Have a friend do a test download of your code to make sure it is
working. You will be surprised how many things you take for granted in
using your own code that are not apparent to someone else.
Anyone who downloads your tar file should be able to unpack the code,
look at the readme, and then run the driver script within just a few
minutes. There should be very few demands placed on the user in order to
figure out how to run your project code. If we can't run your code
after at most 5 minutes of trying you won't get credit for this portion
of the project. Assume that we are running on a csdev machine.

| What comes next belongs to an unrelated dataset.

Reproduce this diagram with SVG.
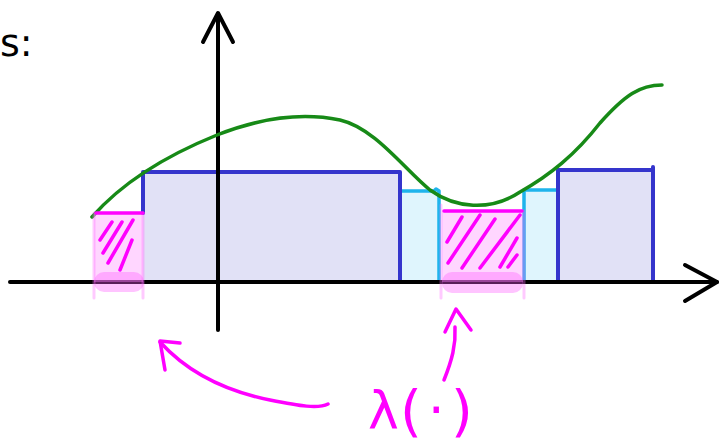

For part of speech tagging projects, assume that I have the penn treebank
available. For authorship id projects assume that I have a few texts from
Project Gutenberg available. These will be of my choosing. For other
projects please provide your data in the tar file, unless that makes your
download rather large. In that case contact me ahead of time and we'll
arrange something.
The alpha version counts for 20% of the total project grade. Late
submissions (after 4pm Friday April 12) will not be downloaded.
Policies (from syllabus)
All programming assignments and your project will be demonstrated during
designated lab sessions. You should also submit an electronic copy of
your source code to the TA prior to the designated demo session. (His
email address is patw0006@d.umn.edu.) There is no other way to submit
your programming assignments or project. Failure to submit AND demo on
time will result in a zero.
Any code you submit should be commented. I must be able to understand
what your code does simply by reading the comments. This understanding
should extend down to the details of your code. So do not simply
describe the input and output, also include comments that describe
your particular algorithm and coding techniques. Failure to comment
to this degree will result in a zero.
All assignments and the project are to be done individually. You are
required to write your own code. Unless otherwise specified, you must
only turn in code that you personally wrote. The only possible exception
to this is if I tell you to use a module that is available in a book
or online archive. However, I will clearly indicate when this is
permissible. Violations of this policy will result in severe grading
penalties and/or failure in the class.